In fact, a compiler is free to optimise any function into inline code,
so long as it provides a `regular' version of those that can be called
from external modules.  For example, given the following as a complete
C module, the compiler can eliminate the routine `local1' completely,
but not `local2' nor `global':

	static int
	local1()
	{
		static int count;

		return (++count);
	}

	static void
	local2()
	{
		void ext0(), ext1();

		switch (local1()) {
		case 0:
			ext0();
			break;

		case 1:
			ext1();
			break;
		}
	}

	void
	global(ppfv)
		void (**pfv)();
	{

		*pfv = local2;
	}

[Aside to Joe Yao:  Hello!  I just used `M' in vi again.]

Here the routine `local1' is not accessible outside this module,
so a compiler may elide it completely and replace the call in
`local2' with a direct reference to an unnamed static variable.
However, `local2' is externally accessible, since global() (which
is itself reachable) sets the supplied pointer to point at local2.
(A really clever compiler will discover unreachable local functions
and remove them, which may reveal more unreachable locals.)

One can also come up with examples wherein a good compiler might
provide a function externally yet also expand calls to it in line
within that module:

	int
	do_the_obvious(a, b)
		int a, b;
	{

		return (a > b ? a : b);
	}

	void
	something()
	{
		register int *p, *q;
		...
		otherproc(do_the_obvious(*p++, *q++));
		...
	}

There is no reason a compiler cannot pretend the call to
`do_the_obvious' was a built-in `max' function, and generate
something like this Vax code:

	_do_the_obvious: .globl _do_the_obvious
		.word	0		# only scratch regs used
		movq	4(ap),r0	# get a and b into r0 and r1
					# assume return a
		cmpl	r0,r1		# if a > b, skip this:
		bgtr	0f
		movl	r1,r0		# return b
	0:	ret

	_something: .globl _something
		...
		movl	(r11)+,r0	# get *p++
		movl	(r10)+,r1	# get *q++
		cmpl	r0,r1		# if the value from *p is greater
		bgtr	0f		# than that from *q, skip this:
		movl	r1,r0		# move the from-*q value to r0
	0:	pushl	r0		# result onto stack
		calls	$1,_otherproc	# go run otherproc
		...

Incidentally, I have not seen any optimising C compilers myself;
are there any available that would have done what I did above?
(Just curious.)
-- 
In-Real-Life: Chris Torek, Univ of MD Comp Sci Dept (+1 301 454 1415)
UUCP:	seismo!umcp-cs!chris
CSNet:	chris@umcp-cs		ARPA:	chris@mimsy.umd.edu

kwh@bentley.UUCP (KW Heuer) (04/30/86)

In article <1205@umcp-cs.UUCP> umcp-cs!chris (Chris Torek) writes:
>Incidentally, I have not seen any optimising C compilers myself;
>are there any available that would [inline expand]?

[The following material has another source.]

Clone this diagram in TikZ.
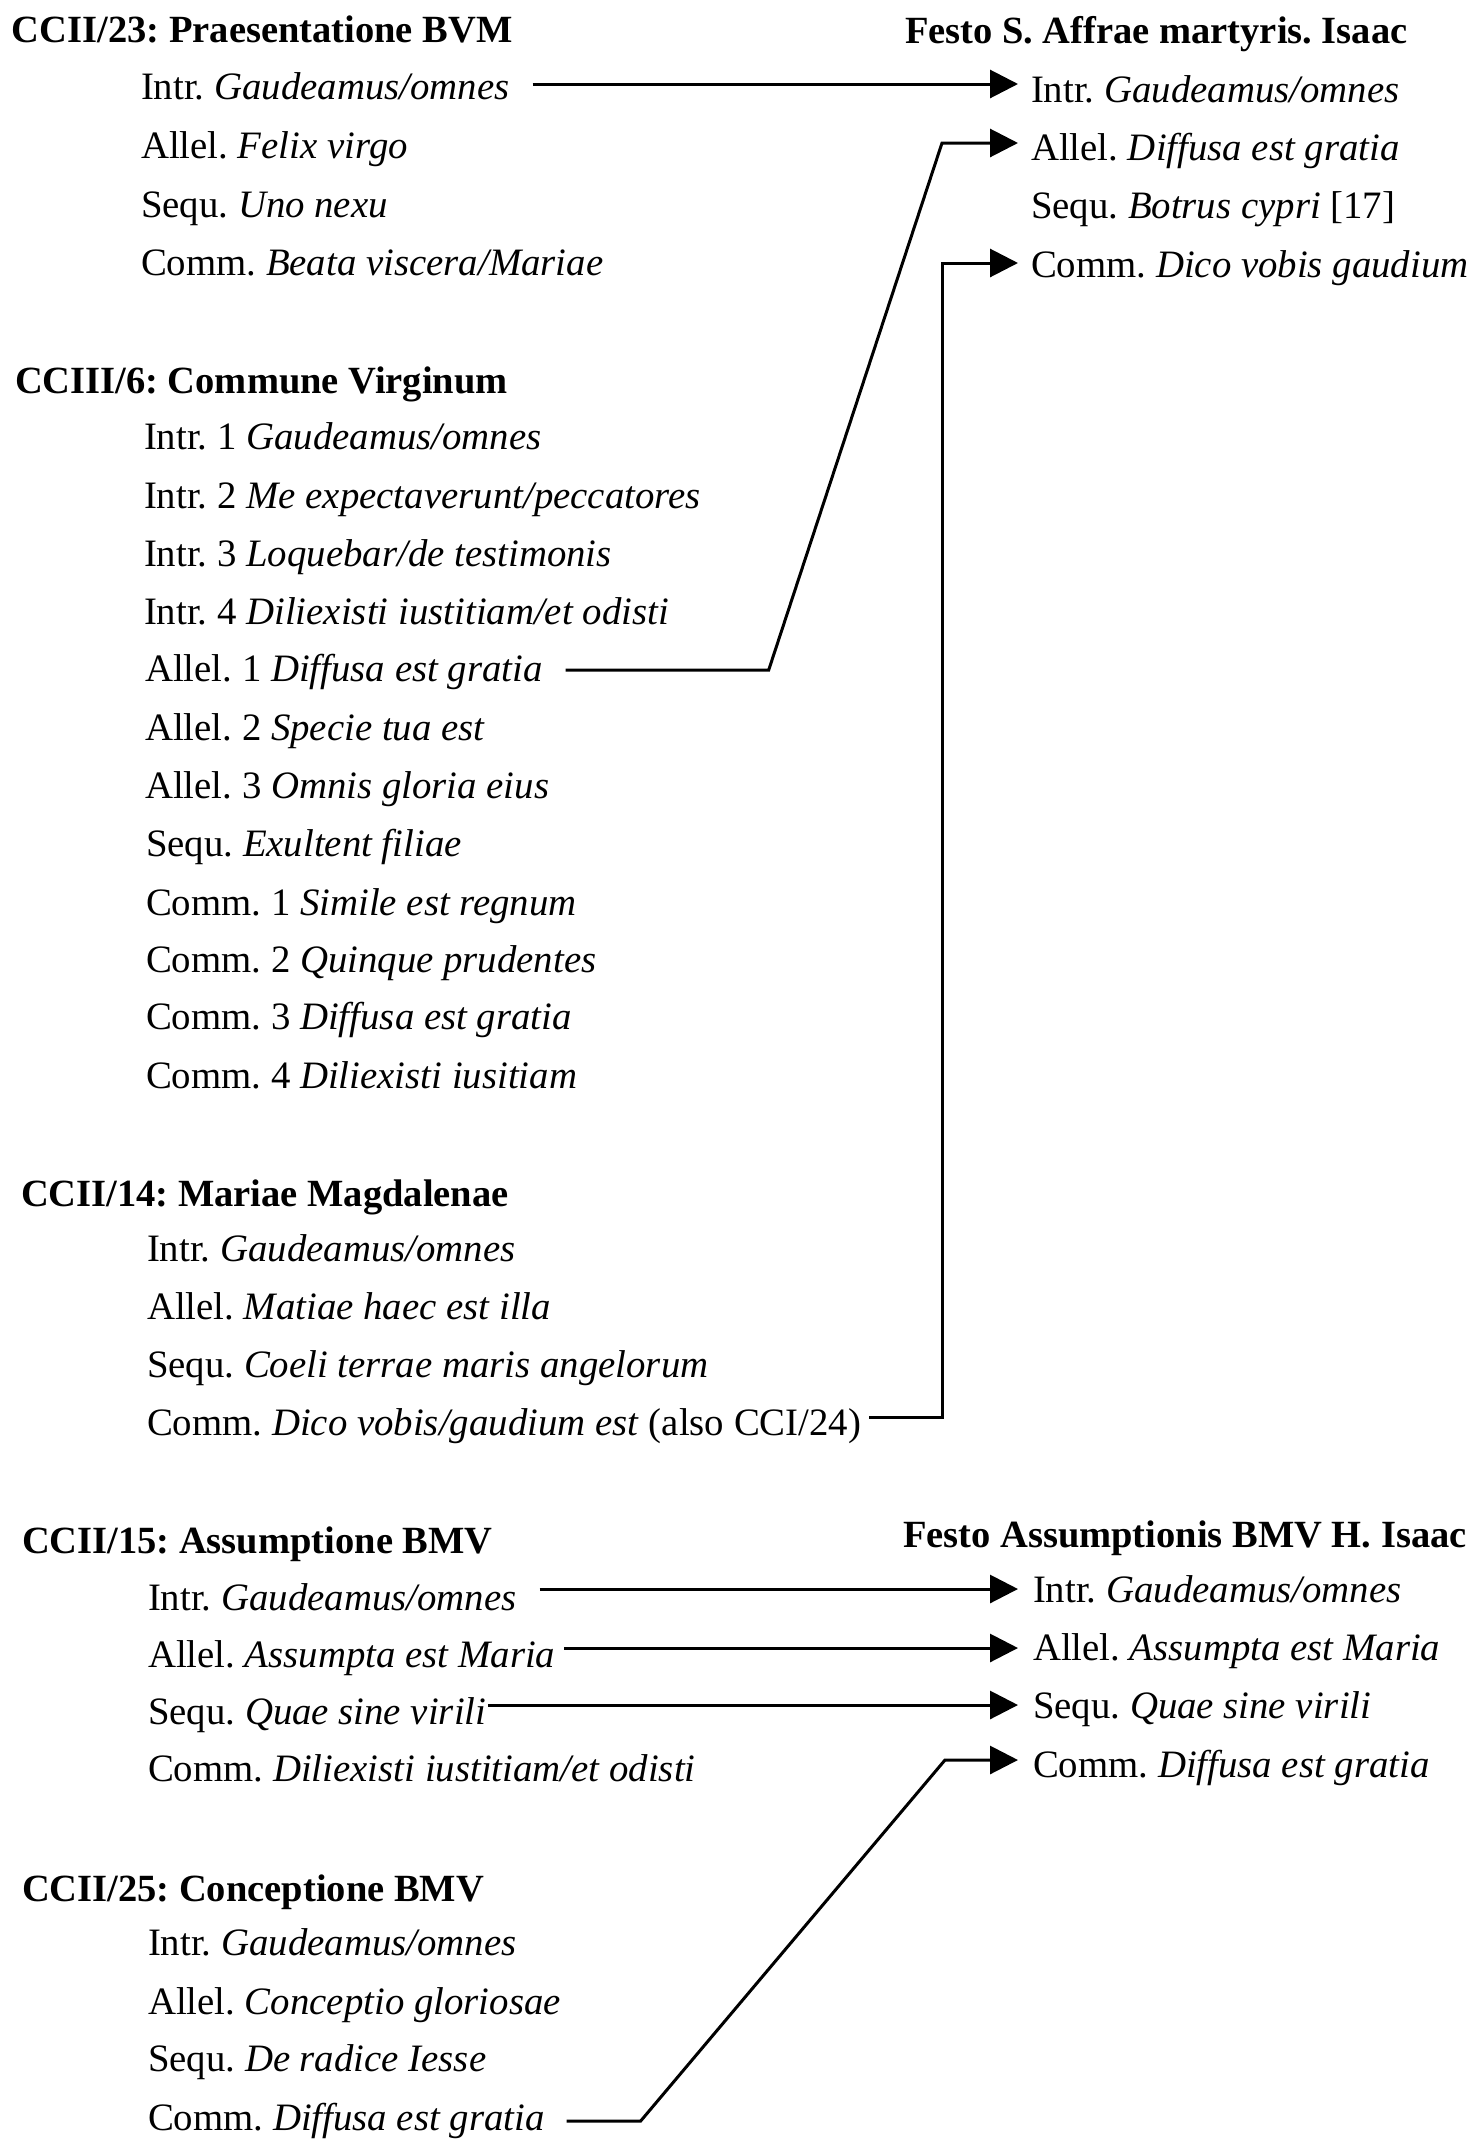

Yes.  I once got "caught" trying to time a call to nullf().

Karl W. Z. Heuer (ihnp4!bentley!kwh), The Walking Lint

johnl@ima.UUCP (John R. Levine) (05/06/86)

In article <1205@umcp-cs.UUCP> chris@maryland.UUCP (Chris Torek) writes:
>In article <155@cbmvax.cbm.UUCP> grr@cbmvax.UUCP (George Robbins) writes:
>>[Passing arguments in registers] would be fine if C had nested
>>procedures or inlines or something, but a disaster otherwise.
>
>In fact, a compiler is free to optimise any function into inline code,

Actually, you can always pass arguments in registers if you're smart about it.
The compiler for the IBM RT/PC does.  (A clever idea added after I stopped
working on it.)  The first few arguments to a procedure are always passed in
registers, but space is left for them in the stack frame.  If they aren't
declared register in the routine, the routine's prolog saves them.  Note that
this saves code space, since you have one set of store instructions in the
routine's prolog rather than replicating the code at each call.  If the
arguments are declared register, well, they're already in registers.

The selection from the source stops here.